L’idée est d’optimiser la gestion de la connaissance clients pour offrir des produits et des services adaptés et sur mesure... La banque privée développe des solutions digitales sur un modèle « gagnant/gagnant ». Pour les banques, le digital permet de mieux cerner les projets et centres d’intérêts de ses clients et de les conseiller justement ; tandis qu’il offre aux clients d’être en contact avec la banque à leur rythme et de gérer leurs opérations en toute autonomie en fonction des conseils prodigués. Cela va de la capacité à présenter l’ensemble des avoirs détenus (actif et passif), des performances et des opérations effectuées sur l’ensemble des supports détenus (contrat d’assurance-vie, PEA, SCPI, private equity…), au passage d’ordre de façon autonome sur un périmètre large d’instruments financiers (pas uniquement limité au CAC 40 ou SBF 120), à la visio-conférence tripartite (client, banquier, experts de la banque), souscription en ligne de contrats, simulations patrimoniales...

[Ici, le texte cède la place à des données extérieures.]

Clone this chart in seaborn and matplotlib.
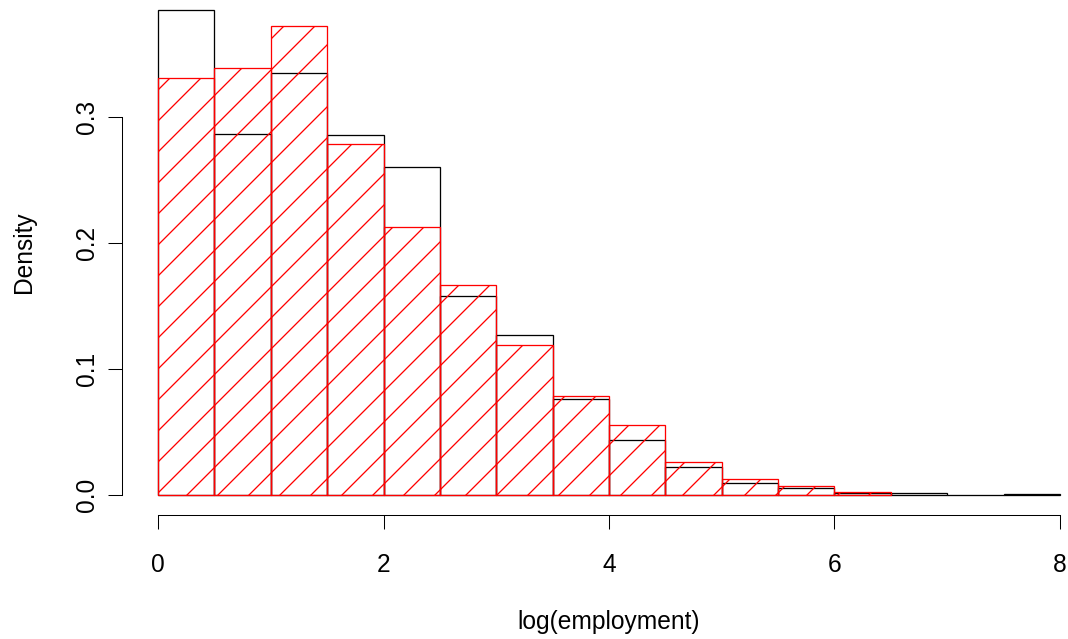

- Ces services ne justifient-ils pas l’automatisation des proccess ?
Pour la banque, la connaissance des données clients et leur bonne gestion lui permettent de mieux s’adresser à sa clientèle et de lui proposer des produits en adéquation avec son profil – comme l’exigent les textes. Mais il est évident qu’ils permettent aussi d’automatiser certains process et de les déployer auprès d’une cible de clients patrimoniaux, qui sont souvent en gestion libre donc ne bénéficient pas de conseils financiers par des experts. C’est une clientèle davantage chronophage, souvent multi-bancarisée, que certaines banques privées s’attachent à développer. Ainsi à Singapour et à Hong Kong, UBS et Crédit Suisse ont mis en place des robots capables d’envoyer des propositions d’investissement à leurs clients en fonction de leur profil. En France, SG Private Banking a allié l'expertise du conseil en investissement et digital avec Synoé. BNP Paribas Wealth Management a développé la gestion sous mandat, l’expertise ISR via une application mobile dédiée. Aujourd’hui, la banque privée en France doit se concentrer sur la rentabilité de ses expertises métiers inégalées (via la gestion sous mandat, le conseil en investissements, l’ingénierie patrimoniale ou encore les crédits atypiques) et s’attacher à toujours proposer du sur-mesure à ses clients.